-- Begin --

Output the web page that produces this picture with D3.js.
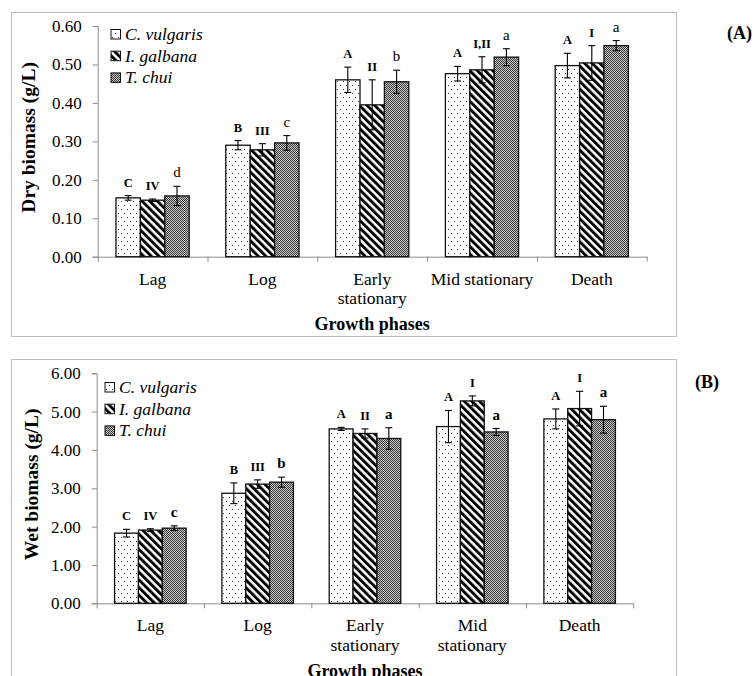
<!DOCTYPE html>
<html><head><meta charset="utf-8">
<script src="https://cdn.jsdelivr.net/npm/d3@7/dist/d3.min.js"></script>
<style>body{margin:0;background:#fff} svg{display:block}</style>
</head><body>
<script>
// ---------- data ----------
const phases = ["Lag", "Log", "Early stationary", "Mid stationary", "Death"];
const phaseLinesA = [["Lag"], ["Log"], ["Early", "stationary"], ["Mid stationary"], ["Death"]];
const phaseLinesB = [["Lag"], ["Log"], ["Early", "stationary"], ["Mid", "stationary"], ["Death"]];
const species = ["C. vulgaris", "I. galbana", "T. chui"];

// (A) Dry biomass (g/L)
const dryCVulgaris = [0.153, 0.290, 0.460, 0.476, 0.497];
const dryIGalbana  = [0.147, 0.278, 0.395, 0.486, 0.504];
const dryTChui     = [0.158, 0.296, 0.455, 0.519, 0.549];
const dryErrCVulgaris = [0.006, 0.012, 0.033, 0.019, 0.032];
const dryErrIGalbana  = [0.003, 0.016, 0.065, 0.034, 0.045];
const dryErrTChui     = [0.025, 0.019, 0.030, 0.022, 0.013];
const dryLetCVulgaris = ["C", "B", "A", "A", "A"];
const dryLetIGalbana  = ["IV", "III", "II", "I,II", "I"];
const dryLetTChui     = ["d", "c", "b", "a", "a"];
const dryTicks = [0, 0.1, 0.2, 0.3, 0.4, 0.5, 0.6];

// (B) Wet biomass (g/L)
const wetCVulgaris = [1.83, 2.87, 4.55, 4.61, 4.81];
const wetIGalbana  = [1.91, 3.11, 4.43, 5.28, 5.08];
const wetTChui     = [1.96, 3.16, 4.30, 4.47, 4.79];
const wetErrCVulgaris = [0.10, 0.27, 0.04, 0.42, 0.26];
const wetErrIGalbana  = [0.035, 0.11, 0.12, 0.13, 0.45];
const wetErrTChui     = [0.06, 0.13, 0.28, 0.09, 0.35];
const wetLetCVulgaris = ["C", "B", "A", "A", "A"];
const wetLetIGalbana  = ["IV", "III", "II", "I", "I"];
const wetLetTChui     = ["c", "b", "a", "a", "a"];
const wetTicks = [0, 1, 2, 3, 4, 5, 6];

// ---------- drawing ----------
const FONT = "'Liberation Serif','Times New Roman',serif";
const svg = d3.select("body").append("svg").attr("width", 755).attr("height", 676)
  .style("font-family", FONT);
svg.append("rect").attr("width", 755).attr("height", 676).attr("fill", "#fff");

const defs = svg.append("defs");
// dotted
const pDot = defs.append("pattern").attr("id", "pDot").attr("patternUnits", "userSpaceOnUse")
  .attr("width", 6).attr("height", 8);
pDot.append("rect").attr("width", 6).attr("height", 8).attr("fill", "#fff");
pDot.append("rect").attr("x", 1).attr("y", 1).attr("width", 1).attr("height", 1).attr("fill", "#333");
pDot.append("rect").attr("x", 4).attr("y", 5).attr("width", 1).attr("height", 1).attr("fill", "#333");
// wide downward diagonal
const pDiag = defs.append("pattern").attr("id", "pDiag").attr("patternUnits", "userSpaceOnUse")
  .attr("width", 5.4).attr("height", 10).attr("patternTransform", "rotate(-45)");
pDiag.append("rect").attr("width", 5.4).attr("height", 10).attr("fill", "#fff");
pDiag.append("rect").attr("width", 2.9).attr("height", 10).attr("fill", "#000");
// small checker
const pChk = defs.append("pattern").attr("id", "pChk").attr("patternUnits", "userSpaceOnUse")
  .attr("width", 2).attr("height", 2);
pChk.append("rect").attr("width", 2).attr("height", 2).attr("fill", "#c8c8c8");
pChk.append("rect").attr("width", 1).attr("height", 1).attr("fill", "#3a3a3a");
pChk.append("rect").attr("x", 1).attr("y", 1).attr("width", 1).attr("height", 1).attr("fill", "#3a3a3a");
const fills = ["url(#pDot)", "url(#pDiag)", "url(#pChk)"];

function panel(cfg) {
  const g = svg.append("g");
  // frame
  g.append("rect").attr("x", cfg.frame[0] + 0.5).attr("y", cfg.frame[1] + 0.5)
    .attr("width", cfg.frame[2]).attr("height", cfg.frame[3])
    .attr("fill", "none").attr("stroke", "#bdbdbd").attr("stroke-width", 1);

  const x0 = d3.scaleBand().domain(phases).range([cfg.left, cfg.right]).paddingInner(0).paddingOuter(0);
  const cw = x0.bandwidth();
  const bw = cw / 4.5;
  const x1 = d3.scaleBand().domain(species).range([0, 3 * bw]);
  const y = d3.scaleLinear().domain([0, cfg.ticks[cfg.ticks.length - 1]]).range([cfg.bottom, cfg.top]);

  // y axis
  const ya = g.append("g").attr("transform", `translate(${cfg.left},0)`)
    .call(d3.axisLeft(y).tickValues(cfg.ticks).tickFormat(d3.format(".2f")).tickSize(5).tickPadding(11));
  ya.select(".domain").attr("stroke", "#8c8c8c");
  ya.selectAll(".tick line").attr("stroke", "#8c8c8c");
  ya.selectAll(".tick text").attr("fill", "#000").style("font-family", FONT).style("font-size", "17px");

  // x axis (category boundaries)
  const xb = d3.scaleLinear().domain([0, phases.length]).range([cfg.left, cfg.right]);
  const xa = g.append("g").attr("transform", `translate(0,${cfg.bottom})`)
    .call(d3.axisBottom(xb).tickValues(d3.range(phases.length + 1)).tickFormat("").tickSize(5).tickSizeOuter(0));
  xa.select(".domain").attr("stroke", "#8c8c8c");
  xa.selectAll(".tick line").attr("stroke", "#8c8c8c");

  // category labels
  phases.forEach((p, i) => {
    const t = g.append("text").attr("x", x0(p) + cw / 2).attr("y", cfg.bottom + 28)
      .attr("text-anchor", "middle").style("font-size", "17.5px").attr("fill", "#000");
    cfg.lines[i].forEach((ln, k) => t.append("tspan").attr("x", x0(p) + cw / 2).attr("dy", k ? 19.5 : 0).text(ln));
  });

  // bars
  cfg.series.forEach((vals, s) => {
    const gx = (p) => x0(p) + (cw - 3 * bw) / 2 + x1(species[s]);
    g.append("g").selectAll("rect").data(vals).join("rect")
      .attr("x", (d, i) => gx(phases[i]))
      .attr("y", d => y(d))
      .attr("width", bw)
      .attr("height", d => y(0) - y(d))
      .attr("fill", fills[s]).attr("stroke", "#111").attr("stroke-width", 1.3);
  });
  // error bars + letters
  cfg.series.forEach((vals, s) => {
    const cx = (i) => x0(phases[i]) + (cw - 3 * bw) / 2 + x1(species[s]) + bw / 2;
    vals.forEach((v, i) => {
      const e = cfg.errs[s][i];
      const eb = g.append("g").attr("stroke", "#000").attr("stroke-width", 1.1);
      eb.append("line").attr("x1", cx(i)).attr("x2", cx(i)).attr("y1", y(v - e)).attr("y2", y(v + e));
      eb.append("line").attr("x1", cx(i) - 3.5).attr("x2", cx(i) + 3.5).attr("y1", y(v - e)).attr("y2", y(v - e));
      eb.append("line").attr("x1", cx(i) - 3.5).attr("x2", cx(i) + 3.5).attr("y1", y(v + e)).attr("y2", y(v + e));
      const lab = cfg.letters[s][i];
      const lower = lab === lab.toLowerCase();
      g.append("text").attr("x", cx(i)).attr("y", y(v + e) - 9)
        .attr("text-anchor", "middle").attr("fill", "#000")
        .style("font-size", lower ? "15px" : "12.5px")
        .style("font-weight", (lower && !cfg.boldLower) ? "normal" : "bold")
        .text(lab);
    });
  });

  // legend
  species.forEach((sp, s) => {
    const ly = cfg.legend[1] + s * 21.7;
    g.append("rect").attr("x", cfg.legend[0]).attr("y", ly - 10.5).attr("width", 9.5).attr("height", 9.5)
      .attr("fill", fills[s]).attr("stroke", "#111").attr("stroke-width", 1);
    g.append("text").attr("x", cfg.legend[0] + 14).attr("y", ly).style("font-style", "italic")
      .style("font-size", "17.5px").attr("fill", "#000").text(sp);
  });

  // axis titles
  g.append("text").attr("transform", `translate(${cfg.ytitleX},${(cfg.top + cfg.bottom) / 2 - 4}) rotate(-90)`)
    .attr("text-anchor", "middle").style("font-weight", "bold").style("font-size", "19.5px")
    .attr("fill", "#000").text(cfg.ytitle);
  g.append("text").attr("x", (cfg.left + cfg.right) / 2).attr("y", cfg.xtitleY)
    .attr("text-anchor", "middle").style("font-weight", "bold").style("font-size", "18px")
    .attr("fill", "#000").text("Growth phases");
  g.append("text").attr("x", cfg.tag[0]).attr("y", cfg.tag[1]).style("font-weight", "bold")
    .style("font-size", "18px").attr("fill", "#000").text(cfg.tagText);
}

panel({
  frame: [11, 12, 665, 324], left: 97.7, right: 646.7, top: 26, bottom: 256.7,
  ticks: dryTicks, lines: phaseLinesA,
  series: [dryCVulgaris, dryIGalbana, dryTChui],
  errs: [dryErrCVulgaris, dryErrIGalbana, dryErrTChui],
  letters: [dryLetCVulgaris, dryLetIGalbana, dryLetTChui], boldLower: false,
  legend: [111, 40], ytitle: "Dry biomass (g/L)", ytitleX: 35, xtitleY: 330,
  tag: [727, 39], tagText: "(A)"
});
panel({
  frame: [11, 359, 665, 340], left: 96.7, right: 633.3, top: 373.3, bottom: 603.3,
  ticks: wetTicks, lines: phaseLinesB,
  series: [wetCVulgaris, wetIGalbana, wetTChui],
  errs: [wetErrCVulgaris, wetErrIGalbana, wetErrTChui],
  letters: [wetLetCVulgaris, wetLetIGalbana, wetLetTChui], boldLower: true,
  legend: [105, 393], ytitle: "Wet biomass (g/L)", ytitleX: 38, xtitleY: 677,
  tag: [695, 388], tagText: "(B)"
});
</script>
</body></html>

-- End --

Reproduce the material above exactly, first line through the line that contains "const dryTicks = [0, 0.1, 0.2, 0.3, 0.4, 0.5, 0.6];", minus the pictures.

Output the web page that produces this picture with D3.js.
<!DOCTYPE html>
<html><head><meta charset="utf-8">
<script src="https://cdn.jsdelivr.net/npm/d3@7/dist/d3.min.js"></script>
<style>body{margin:0;background:#fff} svg{display:block}</style>
</head><body>
<script>
// ---------- data ----------
const phases = ["Lag", "Log", "Early stationary", "Mid stationary", "Death"];
const phaseLinesA = [["Lag"], ["Log"], ["Early", "stationary"], ["Mid stationary"], ["Death"]];
const phaseLinesB = [["Lag"], ["Log"], ["Early", "stationary"], ["Mid", "stationary"], ["Death"]];
const species = ["C. vulgaris", "I. galbana", "T. chui"];

// (A) Dry biomass (g/L)
const dryCVulgaris = [0.153, 0.290, 0.460, 0.476, 0.497];
const dryIGalbana  = [0.147, 0.278, 0.395, 0.486, 0.504];
const dryTChui     = [0.158, 0.296, 0.455, 0.519, 0.549];
const dryErrCVulgaris = [0.006, 0.012, 0.033, 0.019, 0.032];
const dryErrIGalbana  = [0.003, 0.016, 0.065, 0.034, 0.045];
const dryErrTChui     = [0.025, 0.019, 0.030, 0.022, 0.013];
const dryLetCVulgaris = ["C", "B", "A", "A", "A"];
const dryLetIGalbana  = ["IV", "III", "II", "I,II", "I"];
const dryLetTChui     = ["d", "c", "b", "a", "a"];
const dryTicks = [0, 0.1, 0.2, 0.3, 0.4, 0.5, 0.6];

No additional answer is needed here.